■ YOUR TASK: With the images removed, repeat the data below exactly.

■ GIVEN MATERIAL:
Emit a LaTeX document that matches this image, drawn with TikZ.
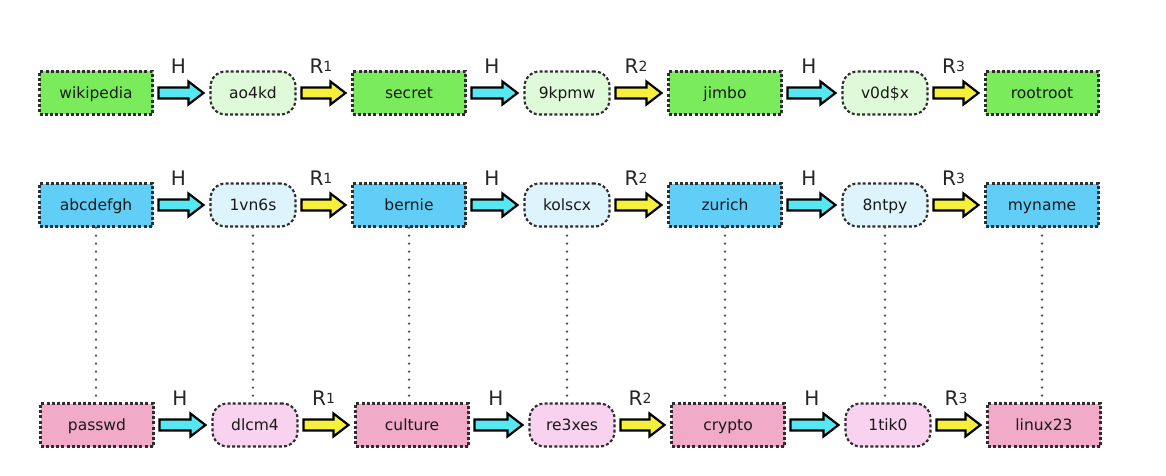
\documentclass[tikz,border=0pt]{standalone}
\usepackage{fontspec}
\setmainfont{DejaVu Sans}
\usetikzlibrary{calc}
\definecolor{gbox}{RGB}{122,236,92}
\definecolor{ghash}{RGB}{222,250,216}
\definecolor{bbox}{RGB}{96,206,246}
\definecolor{bhash}{RGB}{222,244,252}
\definecolor{pbox}{RGB}{241,170,200}
\definecolor{phash}{RGB}{248,210,238}
\definecolor{hcol}{RGB}{85,232,242}
\definecolor{rcol}{RGB}{246,240,60}
\definecolor{bordc}{RGB}{45,45,45}
\definecolor{dotc}{RGB}{80,80,80}
\newcommand\Rlab[1]{R\raisebox{1.5pt}{\fontsize{14}{14}\selectfont#1}}
\tikzset{
  txt/.style={font=\fontsize{15.5}{15.5}\selectfont, text=black!90, text height=11.5pt, text depth=0.5pt},
  pw/.style={txt, rectangle, draw=bordc, dash pattern=on 3pt off 2.2pt, line width=2.1pt,
    minimum width=113pt, minimum height=43pt, inner sep=0pt, fill=#1},
  hs/.style={txt, rectangle, rounded corners=15pt, draw=bordc, dash pattern=on 3pt off 2.2pt, line width=2.1pt,
    minimum width=85pt, minimum height=43pt, inner sep=0pt, fill=#1},
  barrow/.style={fill=#1, draw=black, line width=2.2pt, line join=miter,
    to path={let \p1=($(\tikztostart)+(5,0)$), \p2=($(\tikztotarget)+(-6,0)$) in
      (\x1,\y1+5.5pt) -- (\x2-15pt,\y1+5.5pt) -- (\x2-15pt,\y1+11.5pt) -- (\x2,\y1)
      -- (\x2-15pt,\y1-11.5pt) -- (\x2-15pt,\y1-5.5pt) -- (\x1,\y1-5.5pt) -- cycle}},
  lab/.style={font=\fontsize{20}{20}\selectfont, text=black!85, inner sep=0pt},
  dotline/.style={draw=dotc, line width=2.6pt, dash pattern=on 0pt off 8pt, line cap=round}
}
\begin{document}
\begin{tikzpicture}[x=1pt,y=-1pt]
\useasboundingbox[fill=white] (0,0) rectangle (1166,476);
% row 1
\node[pw=gbox]  (r1c1) at (96,93)   {wikipedia};
\node[hs=ghash] (r1c2) at (253,93)  {ao4kd};
\node[pw=gbox]  (r1c3) at (409,93)  {secret};
\node[hs=ghash] (r1c4) at (567,93)  {9kpmw};
\node[pw=gbox]  (r1c5) at (725,93)  {jimbo};
\node[hs=ghash] (r1c6) at (885,93)  {v0d\$x};
\node[pw=gbox]  (r1c7) at (1042,93) {rootroot};
% row 2
\node[pw=bbox]  (r2c1) at (96,205)   {abcdefgh};
\node[hs=bhash] (r2c2) at (253,205)  {1vn6s};
\node[pw=bbox]  (r2c3) at (409,205)  {bernie};
\node[hs=bhash] (r2c4) at (567,205)  {kolscx};
\node[pw=bbox]  (r2c5) at (725,205)  {zurich};
\node[hs=bhash] (r2c6) at (885,205)  {8ntpy};
\node[pw=bbox]  (r2c7) at (1042,205) {myname};
% row 3
\node[pw=pbox]  (r3c1) at (97,425)   {passwd};
\node[hs=phash] (r3c2) at (255,425)  {dlcm4};
\node[pw=pbox]  (r3c3) at (412,425)  {culture};
\node[hs=phash] (r3c4) at (572,425)  {re3xes};
\node[pw=pbox]  (r3c5) at (728,425)  {crypto};
\node[hs=phash] (r3c6) at (888,425)  {1tik0};
\node[pw=pbox]  (r3c7) at (1044,425) {linux23};
% dotted links
\foreach \i in {1,...,7}
  \draw[dotline] (r2c\i.south) -- (r2c\i.south |- r3c\i.north);
% arrows and labels
\foreach \r in {1,2,3}
  \foreach \i/\j/\c/\l in {1/2/hcol/H,2/3/rcol/\Rlab1,3/4/hcol/H,4/5/rcol/\Rlab2,5/6/hcol/H,6/7/rcol/\Rlab3}{
    \draw[barrow=\c] (r\r c\i.east) to (r\r c\j.west);
    \node[lab] (l\r c\i) at ($(r\r c\i.east)!0.5!(r\r c\j.west)+(-3,-27)$) {\l};
  }
\end{tikzpicture}
\end{document}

■ RESPONSE FOR THIS EXERCISE:
Emit a LaTeX document that matches this image, drawn with TikZ.
\documentclass[tikz,border=0pt]{standalone}
\usepackage{fontspec}
\setmainfont{DejaVu Sans}
\usetikzlibrary{calc}
\definecolor{gbox}{RGB}{122,236,92}
\definecolor{ghash}{RGB}{222,250,216}
\definecolor{bbox}{RGB}{96,206,246}
\definecolor{bhash}{RGB}{222,244,252}
\definecolor{pbox}{RGB}{241,170,200}
\definecolor{phash}{RGB}{248,210,238}
\definecolor{hcol}{RGB}{85,232,242}
\definecolor{rcol}{RGB}{246,240,60}
\definecolor{bordc}{RGB}{45,45,45}
\definecolor{dotc}{RGB}{80,80,80}
\newcommand\Rlab[1]{R\raisebox{1.5pt}{\fontsize{14}{14}\selectfont#1}}
\tikzset{
  txt/.style={font=\fontsize{15.5}{15.5}\selectfont, text=black!90, text height=11.5pt, text depth=0.5pt},
  pw/.style={txt, rectangle, draw=bordc, dash pattern=on 3pt off 2.2pt, line width=2.1pt,
    minimum width=113pt, minimum height=43pt, inner sep=0pt, fill=#1},
  hs/.style={txt, rectangle, rounded corners=15pt, draw=bordc, dash pattern=on 3pt off 2.2pt, line width=2.1pt,
    minimum width=85pt, minimum height=43pt, inner sep=0pt, fill=#1},
  barrow/.style={fill=#1, draw=black, line width=2.2pt, line join=miter,
    to path={let \p1=($(\tikztostart)+(5,0)$), \p2=($(\tikztotarget)+(-6,0)$) in
      (\x1,\y1+5.5pt) -- (\x2-15pt,\y1+5.5pt) -- (\x2-15pt,\y1+11.5pt) -- (\x2,\y1)
      -- (\x2-15pt,\y1-11.5pt) -- (\x2-15pt,\y1-5.5pt) -- (\x1,\y1-5.5pt) -- cycle}},
  lab/.style={font=\fontsize{20}{20}\selectfont, text=black!85, inner sep=0pt},
  dotline/.style={draw=dotc, line width=2.6pt, dash pattern=on 0pt off 8pt, line cap=round}
}
\begin{document}
\begin{tikzpicture}[x=1pt,y=-1pt]
\useasboundingbox[fill=white] (0,0) rectangle (1166,476);
% row 1
\node[pw=gbox]  (r1c1) at (96,93)   {wikipedia};
\node[hs=ghash] (r1c2) at (253,93)  {ao4kd};
\node[pw=gbox]  (r1c3) at (409,93)  {secret};
\node[hs=ghash] (r1c4) at (567,93)  {9kpmw};
\node[pw=gbox]  (r1c5) at (725,93)  {jimbo};
\node[hs=ghash] (r1c6) at (885,93)  {v0d\$x};
\node[pw=gbox]  (r1c7) at (1042,93) {rootroot};
% row 2
\node[pw=bbox]  (r2c1) at (96,205)   {abcdefgh};
\node[hs=bhash] (r2c2) at (253,205)  {1vn6s};
\node[pw=bbox]  (r2c3) at (409,205)  {bernie};
\node[hs=bhash] (r2c4) at (567,205)  {kolscx};
\node[pw=bbox]  (r2c5) at (725,205)  {zurich};
\node[hs=bhash] (r2c6) at (885,205)  {8ntpy};
\node[pw=bbox]  (r2c7) at (1042,205) {myname};
% row 3
\node[pw=pbox]  (r3c1) at (97,425)   {passwd};
\node[hs=phash] (r3c2) at (255,425)  {dlcm4};
\node[pw=pbox]  (r3c3) at (412,425)  {culture};
\node[hs=phash] (r3c4) at (572,425)  {re3xes};
\node[pw=pbox]  (r3c5) at (728,425)  {crypto};
\node[hs=phash] (r3c6) at (888,425)  {1tik0};
\node[pw=pbox]  (r3c7) at (1044,425) {linux23};
% dotted links
\foreach \i in {1,...,7}
  \draw[dotline] (r2c\i.south) -- (r2c\i.south |- r3c\i.north);
% arrows and labels
\foreach \r in {1,2,3}
  \foreach \i/\j/\c/\l in {1/2/hcol/H,2/3/rcol/\Rlab1,3/4/hcol/H,4/5/rcol/\Rlab2,5/6/hcol/H,6/7/rcol/\Rlab3}{
    \draw[barrow=\c] (r\r c\i.east) to (r\r c\j.west);
    \node[lab] (l\r c\i) at ($(r\r c\i.east)!0.5!(r\r c\j.west)+(-3,-27)$) {\l};
  }
\end{tikzpicture}
\end{document}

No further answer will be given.